» **Task directions**: Each of the entries should be retyped precisely as it appears.
==============================
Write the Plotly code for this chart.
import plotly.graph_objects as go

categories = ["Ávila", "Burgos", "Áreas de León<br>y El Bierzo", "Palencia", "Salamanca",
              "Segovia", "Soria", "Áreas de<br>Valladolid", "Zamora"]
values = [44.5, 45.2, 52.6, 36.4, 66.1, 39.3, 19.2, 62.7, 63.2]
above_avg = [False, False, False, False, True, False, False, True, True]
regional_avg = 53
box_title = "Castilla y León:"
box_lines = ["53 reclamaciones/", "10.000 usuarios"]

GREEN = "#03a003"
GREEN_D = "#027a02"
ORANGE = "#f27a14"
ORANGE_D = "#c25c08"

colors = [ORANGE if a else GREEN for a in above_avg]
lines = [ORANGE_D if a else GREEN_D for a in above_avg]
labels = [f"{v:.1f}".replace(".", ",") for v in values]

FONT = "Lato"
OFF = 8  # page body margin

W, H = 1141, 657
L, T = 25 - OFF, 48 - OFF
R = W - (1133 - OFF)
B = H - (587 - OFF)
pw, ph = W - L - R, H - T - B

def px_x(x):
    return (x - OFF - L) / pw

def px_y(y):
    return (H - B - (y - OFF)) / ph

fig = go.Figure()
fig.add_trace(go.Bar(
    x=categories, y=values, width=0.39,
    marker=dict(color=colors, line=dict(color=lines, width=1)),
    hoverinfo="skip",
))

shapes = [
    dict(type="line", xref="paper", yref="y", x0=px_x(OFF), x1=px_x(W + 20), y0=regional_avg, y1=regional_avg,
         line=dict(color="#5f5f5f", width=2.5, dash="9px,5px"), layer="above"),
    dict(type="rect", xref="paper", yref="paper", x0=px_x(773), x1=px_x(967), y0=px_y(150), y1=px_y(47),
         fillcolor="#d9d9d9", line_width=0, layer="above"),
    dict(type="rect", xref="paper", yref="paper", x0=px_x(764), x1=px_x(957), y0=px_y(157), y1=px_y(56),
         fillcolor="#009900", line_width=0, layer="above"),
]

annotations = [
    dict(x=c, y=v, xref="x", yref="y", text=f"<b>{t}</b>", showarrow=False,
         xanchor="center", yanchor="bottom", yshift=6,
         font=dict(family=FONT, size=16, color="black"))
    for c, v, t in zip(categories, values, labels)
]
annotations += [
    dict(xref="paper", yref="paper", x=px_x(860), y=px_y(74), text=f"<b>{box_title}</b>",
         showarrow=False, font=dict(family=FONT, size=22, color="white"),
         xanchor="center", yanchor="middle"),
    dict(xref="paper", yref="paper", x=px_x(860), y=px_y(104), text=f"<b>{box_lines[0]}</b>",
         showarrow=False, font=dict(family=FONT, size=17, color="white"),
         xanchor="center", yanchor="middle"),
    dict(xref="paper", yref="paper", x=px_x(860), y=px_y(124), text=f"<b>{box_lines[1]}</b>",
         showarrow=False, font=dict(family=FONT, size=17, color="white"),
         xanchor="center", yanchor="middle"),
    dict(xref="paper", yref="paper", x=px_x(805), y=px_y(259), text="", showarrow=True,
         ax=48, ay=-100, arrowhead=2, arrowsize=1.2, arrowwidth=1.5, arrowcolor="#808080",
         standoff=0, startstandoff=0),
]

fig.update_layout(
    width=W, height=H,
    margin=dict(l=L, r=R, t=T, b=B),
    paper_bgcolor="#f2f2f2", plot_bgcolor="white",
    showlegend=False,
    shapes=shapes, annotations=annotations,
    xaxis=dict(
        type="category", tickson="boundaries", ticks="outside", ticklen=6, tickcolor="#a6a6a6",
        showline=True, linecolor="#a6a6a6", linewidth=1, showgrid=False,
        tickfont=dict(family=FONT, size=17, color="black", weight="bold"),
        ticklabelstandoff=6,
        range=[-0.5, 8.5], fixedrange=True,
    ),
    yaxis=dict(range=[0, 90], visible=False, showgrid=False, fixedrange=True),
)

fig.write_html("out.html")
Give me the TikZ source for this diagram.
==============================
» **Result below**:
Write the Plotly code for this chart.
import plotly.graph_objects as go

categories = ["Ávila", "Burgos", "Áreas de León<br>y El Bierzo", "Palencia", "Salamanca",
              "Segovia", "Soria", "Áreas de<br>Valladolid", "Zamora"]
values = [44.5, 45.2, 52.6, 36.4, 66.1, 39.3, 19.2, 62.7, 63.2]
above_avg = [False, False, False, False, True, False, False, True, True]
regional_avg = 53
box_title = "Castilla y León:"
box_lines = ["53 reclamaciones/", "10.000 usuarios"]

GREEN = "#03a003"
GREEN_D = "#027a02"
ORANGE = "#f27a14"
ORANGE_D = "#c25c08"

colors = [ORANGE if a else GREEN for a in above_avg]
lines = [ORANGE_D if a else GREEN_D for a in above_avg]
labels = [f"{v:.1f}".replace(".", ",") for v in values]

FONT = "Lato"
OFF = 8  # page body margin

W, H = 1141, 657
L, T = 25 - OFF, 48 - OFF
R = W - (1133 - OFF)
B = H - (587 - OFF)
pw, ph = W - L - R, H - T - B

def px_x(x):
    return (x - OFF - L) / pw

def px_y(y):
    return (H - B - (y - OFF)) / ph

fig = go.Figure()
fig.add_trace(go.Bar(
    x=categories, y=values, width=0.39,
    marker=dict(color=colors, line=dict(color=lines, width=1)),
    hoverinfo="skip",
))

shapes = [
    dict(type="line", xref="paper", yref="y", x0=px_x(OFF), x1=px_x(W + 20), y0=regional_avg, y1=regional_avg,
         line=dict(color="#5f5f5f", width=2.5, dash="9px,5px"), layer="above"),
    dict(type="rect", xref="paper", yref="paper", x0=px_x(773), x1=px_x(967), y0=px_y(150), y1=px_y(47),
         fillcolor="#d9d9d9", line_width=0, layer="above"),
    dict(type="rect", xref="paper", yref="paper", x0=px_x(764), x1=px_x(957), y0=px_y(157), y1=px_y(56),
         fillcolor="#009900", line_width=0, layer="above"),
]

annotations = [
    dict(x=c, y=v, xref="x", yref="y", text=f"<b>{t}</b>", showarrow=False,
         xanchor="center", yanchor="bottom", yshift=6,
         font=dict(family=FONT, size=16, color="black"))
    for c, v, t in zip(categories, values, labels)
]
annotations += [
    dict(xref="paper", yref="paper", x=px_x(860), y=px_y(74), text=f"<b>{box_title}</b>",
         showarrow=False, font=dict(family=FONT, size=22, color="white"),
         xanchor="center", yanchor="middle"),
    dict(xref="paper", yref="paper", x=px_x(860), y=px_y(104), text=f"<b>{box_lines[0]}</b>",
         showarrow=False, font=dict(family=FONT, size=17, color="white"),
         xanchor="center", yanchor="middle"),
    dict(xref="paper", yref="paper", x=px_x(860), y=px_y(124), text=f"<b>{box_lines[1]}</b>",
         showarrow=False, font=dict(family=FONT, size=17, color="white"),
         xanchor="center", yanchor="middle"),
    dict(xref="paper", yref="paper", x=px_x(805), y=px_y(259), text="", showarrow=True,
         ax=48, ay=-100, arrowhead=2, arrowsize=1.2, arrowwidth=1.5, arrowcolor="#808080",
         standoff=0, startstandoff=0),
]

fig.update_layout(
    width=W, height=H,
    margin=dict(l=L, r=R, t=T, b=B),
    paper_bgcolor="#f2f2f2", plot_bgcolor="white",
    showlegend=False,
    shapes=shapes, annotations=annotations,
    xaxis=dict(
        type="category", tickson="boundaries", ticks="outside", ticklen=6, tickcolor="#a6a6a6",
        showline=True, linecolor="#a6a6a6", linewidth=1, showgrid=False,
        tickfont=dict(family=FONT, size=17, color="black", weight="bold"),
        ticklabelstandoff=6,
        range=[-0.5, 8.5], fixedrange=True,
    ),
    yaxis=dict(range=[0, 90], visible=False, showgrid=False, fixedrange=True),
)

fig.write_html("out.html")
Give me the TikZ source for this diagram.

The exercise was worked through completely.